Le gouvernement veut-il la peau du cinéma français ? C’est en tout cas ce qu’affirme une pétition initiée par plusieurs syndicats de producteurs dont L’AFPF (Association Française des Producteurs de Films), l’APC (Association des Producteurs de Cinéma), le SPI (Syndicat des Producteurs Indépendants) et signée par des professionnels du cinéma, réalisateurs producteurs ou comédiens.

Parmi les signataires, on trouve de grands noms comme Costa-Gavras, Claude Lelouch, Isabelle Huppert ou Gérard Jugnot. Au total, ce sont 1930 personnalités qui demandent à Aurélie Filippetti, ministre de la Culture et Michel Sapin, ministre du Travail de « s’assurer que l’extension d’une convention collective de la production cinématographique, qui sera par nature le cadre commun à tous, ne soit pas gravement préjudiciable à un grand nombre de films, dont la faisabilité serait alors impossible, entrainant la perte des emplois artistiques et techniques qui y sont attachés. »

Concrètement, il s’agit tout simplement de protester contre l’extension de la convention collective des ouvriers, techniciens et réalisateurs de la production cinématographique et de films publicitaires, extension qui reviendrait à l’instauration d’un salaire minimum pour les ouvriers et techniciens. Plus précisément, il s’agit d’instaurer des salaires minima hebdomadaires garantis sur des durées minimales selon les fonctions et en rapport avec le temps de tournage hebdomadaire. Ces grilles de salaires minima s’appliqueraient à tous les films dont le devis serait supérieur à 2,5 millions d’euros.

Certains disent les choses plus crûment : il s’agit de continuer à négocier les salaires de gré à gré avec des substantielles diminutions par rapport au tarif syndical. Après tout, travailler avec un réalisateur prestigieux, cela valorise un CV.

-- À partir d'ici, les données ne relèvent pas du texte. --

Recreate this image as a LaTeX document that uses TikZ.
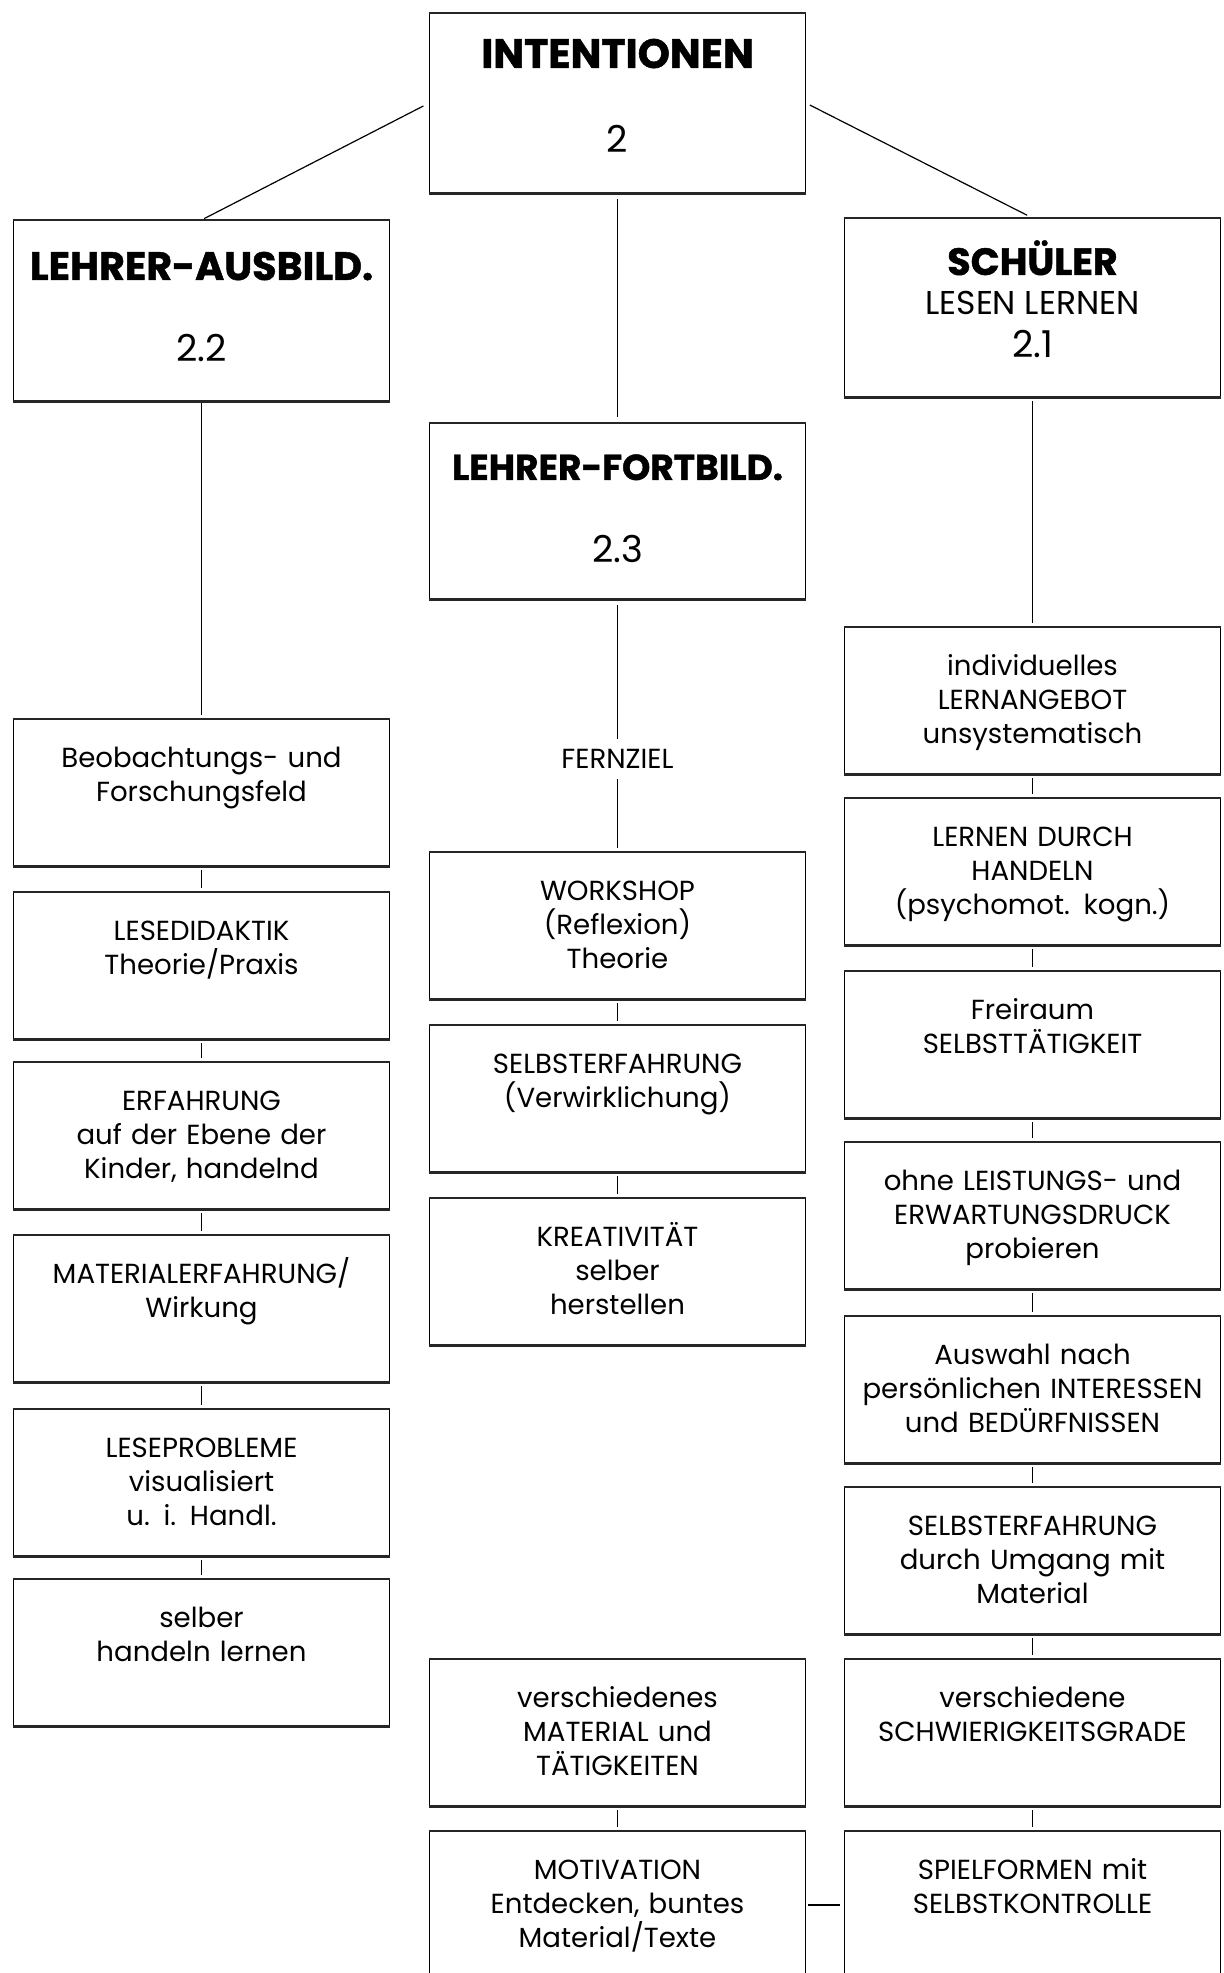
\documentclass[tikz,border=0pt]{standalone}
\usepackage{fontspec}
\setmainfont{Poppins}[BoldFeatures={FakeBold=1.2}]
\newfontfamily\bodyfont{Poppins}
\begin{document}
\begin{tikzpicture}[x=0.5pt,y=-0.5pt,
  frame/.style={draw=black, line width=0.7pt,
    append after command={(\tikzlastnode.north west) edge[line width=1.3pt, draw=black!85] (\tikzlastnode.north east)
                          (\tikzlastnode.south west) edge[line width=1.3pt, draw=black!85] (\tikzlastnode.south east)}},
  box/.style={frame, anchor=north, inner sep=0pt, text width=188pt, align=center,
    text height=24pt, text depth=49pt, font=\bodyfont\fontsize{13.8}{17}\selectfont},
  hbox/.style={frame, anchor=north, inner sep=0pt, minimum width=188pt},
  title/.style={anchor=base, inner sep=0pt, font=\fontsize{#1}{22}\selectfont\bfseries},
  num/.style={anchor=base, inner sep=0pt, font=\fontsize{18.5}{20}\selectfont},
  sub/.style={anchor=base, inner sep=0pt, font=\fontsize{16.5}{20}\selectfont},
  plain/.style={inner sep=0pt, font=\bodyfont\fontsize{13.8}{17}\selectfont},
  link/.style={draw=black, line width=0.6pt, shorten <=2pt, shorten >=2pt},
]
\useasboundingbox (0,0) rectangle (1224,1973);
\clip (0,0) rectangle (1224,1973);
\fill[white] (0,0) rectangle (1224,1973);

% ---------- header boxes ----------
\node[hbox, minimum height=89.5pt] (int) at (617.5,13) {};
\node[title=20.5] (intT) at (617.5,68) {INTENTIONEN};
\node[num] (intN) at (617.5,153) {2};

\node[hbox, minimum height=90pt] (la) at (201.5,220) {};
\node[title=19.8] (laT) at (201.5,280) {LEHRER-AUSBILD.};
\node[num] (laN) at (201.5,362) {2.2};

\node[hbox, minimum height=89pt] (sch) at (1032.5,218) {};
\node[title=19] (schT) at (1032.5,275) {SCHÜLER};
\node[sub] (schL) at (1032.5,315) {LESEN LERNEN};
\node[num] (schN) at (1032.5,358) {2.1};

\node[hbox, minimum height=87.5pt] (lf) at (617.5,423) {};
\node[title=18] (lfT) at (617.5,480) {LEHRER-FORTBILD.};
\node[num] (lfN) at (617.5,562) {2.3};

\node[plain] (fern) at (617.5,759) {FERNZIEL};

% ---------- left column ----------
\node[box] (bf) at (201.5,719) {Beobachtungs- und\\ Forschungsfeld};
\node[box] (ld) at (201.5,892) {LESEDIDAKTIK\\ Theorie/Praxis};
\node[box] (er) at (201.5,1062) {ERFAHRUNG\\ auf der Ebene der\\ Kinder, handelnd};
\node[box] (ma) at (201.5,1235) {MATERIALERFAHRUNG/\\ Wirkung};
\node[box] (lp) at (201.5,1409) {LESEPROBLEME\\ visualisiert\\ u. i. Handl.};
\node[box] (sh) at (201.5,1579) {selber\\ handeln lernen};

% ---------- centre column ----------
\node[box] (ws) at (617.5,852) {WORKSHOP\\ (Reflexion)\\ Theorie};
\node[box] (se1) at (617.5,1025) {SELBSTERFAHRUNG\\ (Verwirklichung)};
\node[box] (kr) at (617.5,1198) {KREATIVITÄT\\ selber\\ herstellen};
\node[box] (vm) at (617.5,1659) {verschiedenes\\ MATERIAL und\\ TÄTIGKEITEN};
\node[box] (mo) at (617.5,1831) {MOTIVATION\\ Entdecken, buntes\\ Material/Texte};

% ---------- right column ----------
\node[box] (il) at (1032.5,627) {individuelles\\ LERNANGEBOT\\ unsystematisch};
\node[box] (ldh) at (1032.5,798) {LERNEN DURCH\\ HANDELN\\ (psychomot. kogn.)};
\node[box] (fr) at (1032.5,971) {Freiraum\\ SELBSTTÄTIGKEIT};
\node[box] (ol) at (1032.5,1142) {ohne LEISTUNGS- und\\ ERWARTUNGSDRUCK\\ probieren};
\node[box] (aw) at (1032.5,1316) {Auswahl nach\\ persönlichen INTERESSEN\\ und BEDÜRFNISSEN};
\node[box] (se2) at (1032.5,1487) {SELBSTERFAHRUNG\\ durch Umgang mit\\ Material};
\node[box] (vs) at (1032.5,1659) {verschiedene\\ SCHWIERIGKEITSGRADE};
\node[box] (sp) at (1032.5,1831) {SPIELFORMEN mit\\ SELBSTKONTROLLE};

% ---------- connectors ----------
\draw[link, shorten <=3pt, shorten >=1.5pt] (int.west) -- (la.north);
\draw[link, shorten <=2pt, shorten >=3pt] (int.east) -- (sch.north);
\draw[link, shorten <=3pt, shorten >=3pt] (int.south) -- (lf.north);

\draw[link, shorten <=1pt] (la.south) -- (bf.north);
\draw[link] (bf.south) -- (ld.north);
\draw[link] (ld.south) -- (er.north);
\draw[link] (er.south) -- (ma.north);
\draw[link] (ma.south) -- (lp.north);
\draw[link] (lp.south) -- (sh.north);

\draw[link, shorten <=3pt, shorten >=5pt] (lf.south) -- (fern.north);
\draw[link, shorten <=5pt] (fern.south) -- (ws.north);
\draw[link] (ws.south) -- (se1.north);
\draw[link] (se1.south) -- (kr.north);
\draw[link] (vm.south) -- (mo.north);

\draw[link] (sch.south) -- (il.north);
\draw[link] (il.south) -- (ldh.north);
\draw[link] (ldh.south) -- (fr.north);
\draw[link] (fr.south) -- (ol.north);
\draw[link] (ol.south) -- (aw.north);
\draw[link] (aw.south) -- (se2.north);
\draw[link] (se2.south) -- (vs.north);
\draw[link] (vs.south) -- (sp.north);

\draw[link, line width=1pt, shorten <=1pt, shorten >=2pt] (mo.east) -- (sp.west);
\end{tikzpicture}
\end{document}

Qui doit financer le cinéma ?

Le cinéma manque d’argent et les financements ne sont pas toujours au rendez-vous. Nul ne le nie. Cependant, la pétition des producteurs pose un vrai problème : est-ce aux techniciens de financer les œuvres ? Doivent-ils servir de variable d’ajustement ? La question mérite assurément d’être posée, surtout si l’on garde à l’esprit les cachets de certains acteurs « bankables », du moins, lorsque ces cachets sont connus. Comme le fait remarquer un communiqué du syndicat de techniciens SNTPCT : « Ce n’est pas aux ouvriers, techniciens et réalisateurs de financer les films, ils ne sont pas des producteurs mais des salariés qui ne vivent que de leurs salaires. »

Ont-ils cependant le choix ? « En fait, on n’a pas la possibilité de dire non, assure Eric, jeune perchiste. Il y a quand même de la concurrence et quand la production nous propose de raboter le cachet, en fait, elle fait ce qu’elle veut. J’ai besoin d’heures et j’ai besoin d’argent pour vivre, ou alors je change de métier. C’est tout le problème ».

Cette question des salaires en amène une autre. Héritiers d’une longue tradition, les 29.000 techniciens français (chiffre d’Audiens pour 2011) peuvent se prévaloir de savoir-faire reconnus. La paupérisation des métiers qu’entraînent aujourd’hui de telles pratiques menace à plus ou moins long terme ces savoir-faire.

Alors que la convention collective élargie s’appliquera à compter du 1er juillet 2013, un médiateur a été nommé le 28 mars dernier. On doit souhaiter qu’il viendra à bout de sa mission. Le problème « coût du travail » et la préservation de l’exception française sont sans doute des préoccupations légitimes, mais qui ne justifient pas tout. Dans ce dossier, plus qu’en tout autre, l’imagination doit être au rendez-vous, et, pourquoi pas, au pouvoir.